上面的两个例子既能说明情感史研究的理论基点,同时也有助显示其兴盛的多种原因,因为如果要研究人的脸红或微笑,可以采用多种的方法和不同的视角。情感史的研究的兴起,本身是跨学科交流的一个结果。比如神经医学的研究进展,便部分地刺激了情感史的研究;神经医学家会主要考察脸红和微笑与脑部活动之间的关系。受其影响,一些科学家希望能通过考察人的脸部表情来精确测出人的心理活动(如测谎器的制作和使用),但社会学家和历史学家则往往持相反的意见,认为人的身体活动表征,虽然有先天(nature)的一面,但更多是习得(nurture)的经验,至少是双方(生理学、神经学VS.人类学、历史学、社会学)之间互动的产物。这个认识既挑战了近代的二元论思维,也成为当代情感史领域从业者的一个共识。

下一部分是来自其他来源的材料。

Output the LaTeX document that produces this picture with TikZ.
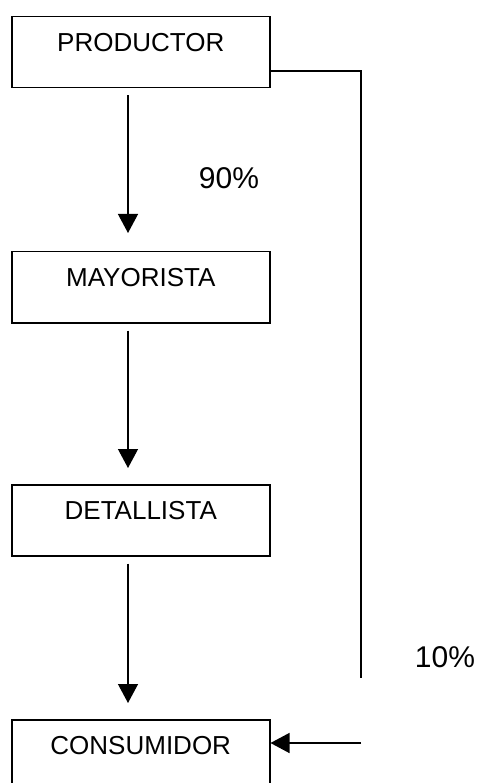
\documentclass[tikz,border=0pt]{standalone}
\usepackage{fontspec}
\setmainfont{Liberation Sans}
\usetikzlibrary{arrows.meta}
\begin{document}
\begin{tikzpicture}[x=1pt,y=-1pt,
  boxnode/.style={draw,line width=1.5pt,rectangle,inner sep=0pt,anchor=north west,
    minimum width=258pt,text height=35pt,text depth=36pt,font=\fontsize{26pt}{30pt}\selectfont},
  pct/.style={anchor=base,inner sep=0pt,font=\fontsize{30pt}{34pt}\selectfont},
  conn/.style={line width=1.3pt},
  arr/.style={conn,-{Triangle[width=20pt,length=19pt]}}]
\useasboundingbox (0,0) rectangle (479,783);
\node[boxnode] (P) at (11,15.7) {PRODUCTOR};
\node[boxnode] (M) at (11,251) {MAYORISTA};
\node[boxnode] (D) at (11,484) {DETALLISTA};
\node[boxnode] (C) at (11,719) {CONSUMIDOR};
\node[pct] (p90) at (229,189) {90\%};
\node[pct] (p10) at (445,667) {10\%};
\draw[arr] ([xshift=117pt,yshift=-7pt]P.south west) -- ([xshift=117pt,yshift=18pt]M.north west);
\draw[arr] ([xshift=117pt,yshift=-7pt]M.south west) -- ([xshift=117pt,yshift=16pt]D.north west);
\draw[arr] ([xshift=117pt,yshift=-7pt]D.south west) -- ([xshift=117pt,yshift=16pt]C.north west);
\coordinate (r1) at (361,678);
\coordinate (r2) at (361,743);
\draw[conn] ([yshift=-19pt]P.east) -| (r1);
\draw[arr] (r2) -- (r2 -| C.east);
\end{tikzpicture}
\end{document}
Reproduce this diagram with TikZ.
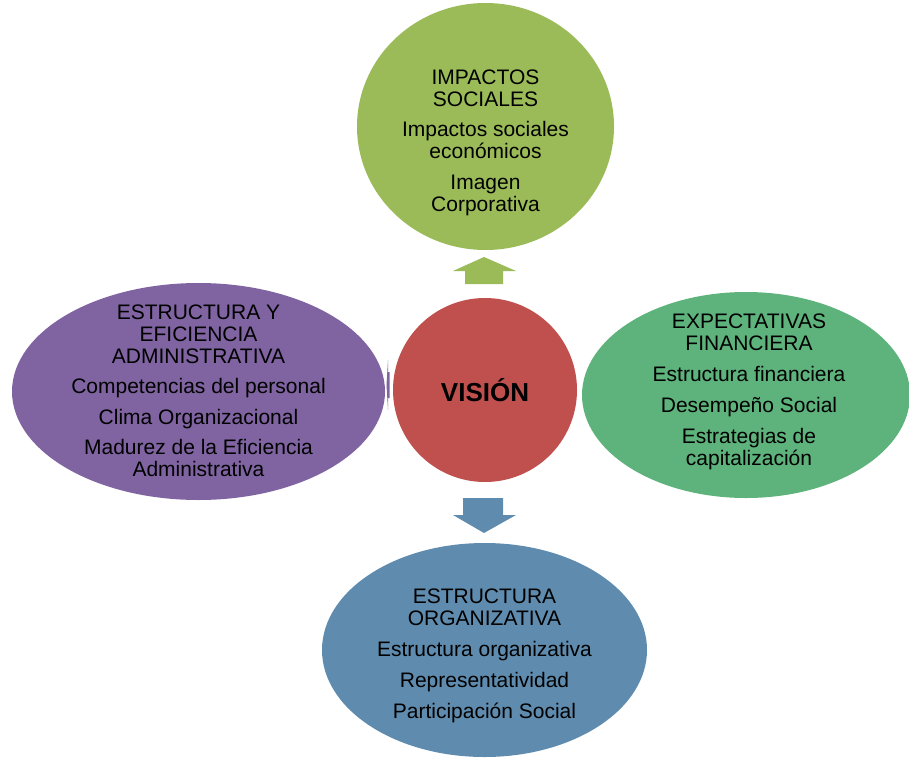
\documentclass[tikz,border=0pt]{standalone}
\usepackage{fontspec}
\setmainfont{Liberation Sans}
\usetikzlibrary{positioning,shapes}
\definecolor{verdeimp}{HTML}{9BBB59}
\definecolor{rojovis}{HTML}{C0504D}
\definecolor{moradoest}{HTML}{8064A2}
\definecolor{verdeexp}{HTML}{5DB37B}
\definecolor{azulorg}{HTML}{5F8CAE}
\tikzstyle{burbuja}=[
	ellipse,
	draw=none,
	inner sep=0]
\tikzstyle{texto}=[
	align=center,
	inner sep=0,
	text=black,
	font=\fontsize{21}{22}\selectfont]
\tikzstyle{flecha}=[
	draw=none]

\begin{document}
\begin{tikzpicture}[x=1pt,y=-1pt]
	\useasboundingbox (0,0) rectangle (909,757);
	\clip (0,0) rectangle (909,757);
	% burbujas
	\node[burbuja,fill=verdeimp,minimum width=257,minimum height=247] (impactos) at (485.5,126.5) {};
	\node[burbuja,fill=moradoest,minimum width=373,minimum height=217] (eficiencia) at (198.5,391.5) {};
	\node[burbuja,fill=verdeexp,minimum width=328,minimum height=206] (expectativas) at (746,395) {};
	\node[burbuja,fill=azulorg,minimum width=325,minimum height=214] (organizativa) at (484.5,650) {};
	\node[circle,fill=rojovis,minimum size=184,inner sep=0,font=\bfseries\fontsize{26}{28}\selectfont] (vision) at (485,390) {VISIÓN};
	% textos
	\node[texto] (impactos texto) at ([yshift=-16pt]impactos.center) {IMPACTOS\\SOCIALES\\[8.5pt]Impactos sociales\\económicos\\[8.5pt]Imagen\\Corporativa};
	\node[texto] (eficiencia texto) at ([yshift=0.5pt]eficiencia.center) {ESTRUCTURA Y\\EFICIENCIA\\ADMINISTRATIVA\\[8.5pt]Competencias del personal\\[8.5pt]Clima Organizacional\\[8.5pt]Madurez de la Eficiencia\\Administrativa};
	\node[texto] (expectativas texto) at ([xshift=3pt,yshift=3pt]expectativas.center) {EXPECTATIVAS\\FINANCIERA\\[8.8pt]Estructura financiera\\[8.8pt]Desempeño Social\\[8.8pt]Estrategias de\\capitalización};
	\node[texto] (organizativa texto) at ([yshift=-6pt]organizativa.center) {ESTRUCTURA\\ORGANIZATIVA\\[8.8pt]Estructura organizativa\\[8.8pt]Representatividad\\[8.8pt]Participación Social};
	% flechas
	\fill[flecha,verdeimp] (484,257) -- (516,271) -- (503,271) -- (503,284) -- (465,284) -- (465,271) -- (453,271) -- cycle;
	\fill[flecha,azulorg] (463,498) -- (503,498) -- (503,515) -- (516,515) -- (484,533) -- (453,515) -- (463,515) -- cycle;
	\fill[flecha,moradoest] (386.5,385) -- (388,360) -- (388,372) -- (389.5,372) -- (389.5,398) -- (388,398) -- (388,410) -- cycle;
\end{tikzpicture}
\end{document}
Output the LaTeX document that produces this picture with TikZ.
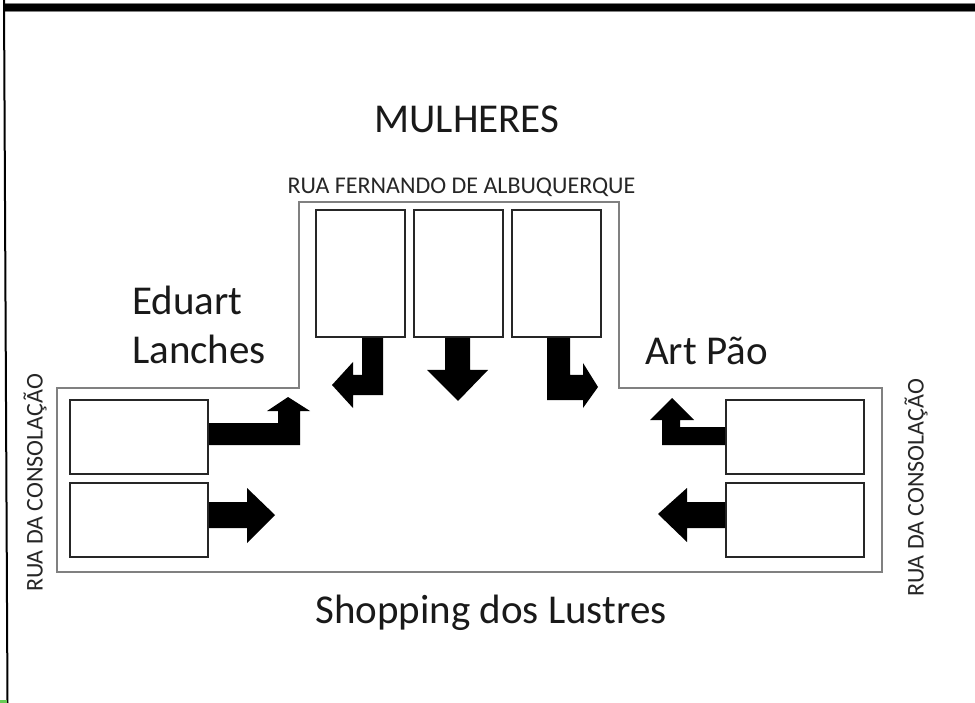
\documentclass[tikz,border=0pt]{standalone}
\usepackage{fontspec}
\setmainfont{Carlito}
\usetikzlibrary{positioning}
\definecolor{wallgray}{RGB}{128,128,128}
\definecolor{cornergreen}{RGB}{102,204,85}

\begin{document}
\begin{tikzpicture}[x=1pt, y=-1pt,
  booth/.style={draw=black!85, line width=2pt, minimum width=138pt, minimum height=74pt, inner sep=0pt, outer sep=0pt},
  tallbooth/.style={booth, minimum width=89pt, minimum height=127pt},
  street/.style={font=\fontsize{24}{28}\selectfont, text=black!85, inner sep=0pt},
  place/.style={font=\fontsize{41}{48}\selectfont, text=black!90, inner sep=0pt},
  flow/.style={fill=black},
  node distance=9pt]
  \useasboundingbox (0,0) rectangle (975,703);

  % frame
  \fill[black] (4,4) rectangle (975,11);
  \draw[gray, line width=0.6pt] (4,3.5) -- (975,3.5) (4,11) -- (975,11);
  \draw[black, line width=2pt] (4,0) -- (7.5,703);
  \fill[cornergreen] (0,700) rectangle (7,703);

  % street outline
  \draw[wallgray, line width=2pt] (57,388) -- (299,388) -- (299,202) -- (619,202)
    -- (619,388) -- (882,388) -- (882,572) -- (57,572) -- cycle;

  % booths
  \node[tallbooth] (t1) at (360.5,273.5) {};
  \node[tallbooth] (t2) [right=9pt of t1] {};
  \node[tallbooth] (t3) [right=9pt of t2] {};
  \node[booth] (l1) at (139,437) {};
  \node[booth] (l2) [below=9pt of l1] {};
  \node[booth] (r1) at (795,437) {};
  \node[booth] (r2) [below=9pt of r1] {};

  % exits
  \fill[flow] (362,338) -- (383,338) -- (383,395) -- (353,395) -- (353,408) -- (332,385)
    -- (353,362) -- (353,375) -- (362,375) -- cycle;
  \fill[flow] (445,338) -- (470,338) -- (470,370) -- (488,370) -- (458,401) -- (427,370)
    -- (445,370) -- cycle;
  \fill[flow] (547,338) -- (570,338) -- (570,375) -- (583,375) -- (583,363) -- (598,387)
    -- (583,408) -- (583,400) -- (547,400) -- cycle;
  \fill[flow] (209,423) -- (278,423) -- (278,411) -- (267,411) -- (288,397) -- (310,411)
    -- (300,411) -- (300,445) -- (209,445) -- cycle;
  \fill[flow] (209,502) -- (247,502) -- (247,488) -- (275,515) -- (247,543) -- (247,528)
    -- (209,528) -- cycle;
  \fill[flow] (725,427) -- (680,427) -- (680,420) -- (694,420) -- (672,398) -- (650,420)
    -- (662,420) -- (662,445) -- (725,445) -- cycle;
  \fill[flow] (725,502) -- (687,502) -- (687,488) -- (658,514) -- (687,542) -- (687,528)
    -- (725,528) -- cycle;

  % labels
  \node[place, anchor=base] (mulheres) at (467,133) {MULHERES};
  \node[street, anchor=base] (fernando) at (461.5,194) {RUA FERNANDO DE ALBUQUERQUE};
  \node[place, anchor=base west] (eduart) at (132,315) {Eduart};
  \node[place, anchor=base west] (lanches) at (132,363) {Lanches};
  \node[place, anchor=base west] (artpao) at (645,365) {Art Pão};
  \node[place, anchor=base] (shopping) at (491,623) {Shopping dos Lustres};
  \node[street, rotate=90] (consolacaoL) at (35,483) {RUA DA CONSOLAÇÃO};
  \node[street, rotate=90] (consolacaoR) at (916,488) {RUA DA CONSOLAÇÃO};
\end{tikzpicture}
\end{document}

情感史的研究近年能获得长足的进步,与上述这一共识的建立有关。而情感史研究的路径和方法,又主要具有下列特征:首先,如果承认身体活动同时具有生理和社会的属性,那么学者可以就此提出许多问题作为研究的起点,如两者之间何者更为重要?是否相互影响?是否因人而异,也即是否有人类的共性还是各个文化之间会产生明显的差异?其次,通过身体动作所表现的情感,与外部环境抑或人所处的社会形成怎样的关系?比如一个人愤怒,是否可以随意发泄还是需要受到社会公德的制约,表达的时候有否性别的差异,是否会随着时间的推移而有所变化,从而展现出情感的历史性?再次,情感与语言之间也形成了多重的关系:一个人情感的波动是否由于语言引起,而波动之后是否选择使用某种词语来表达,然后这些语言表述有否文化之间的差异。历史研究以过去为对象,所以情感的研究,通常需要使用语言文字记述的材料,因此如何(重新)阅读、理解史料,发现、解读相关情感的内容,也就十分必要。最后,情感史的研究又常常需要走出文字材料的束缚,因为人的情感起伏,也会由于看到一座建筑物、一处风景及一个特别的场景而起,此时无声胜有声,语言文字不但无力表达,甚至显得多余。总之,情感史在近年的兴盛,综合了当代史学发展的特征,在理论上与整个思想界的发展走向相吻合,在方法上则充分展现了跨学科的学术趋向,不但与诸社会科学交流互动,亦常常借助和修正了自然科学的研究成果。情感史的兴盛展现了当代历史学的一个发展前景,而其新颖多元的研究手段,也对培养和训练未来的历史从业者,提出了崭新的要求。本书系的设立,希望能为中国史学界及所有对历史有兴趣的广大读者,提供一份新鲜而独特的精神食粮。同时我们也衷心希望得到读者的积极反馈和宝贵建议,以便更好地为诸位服务!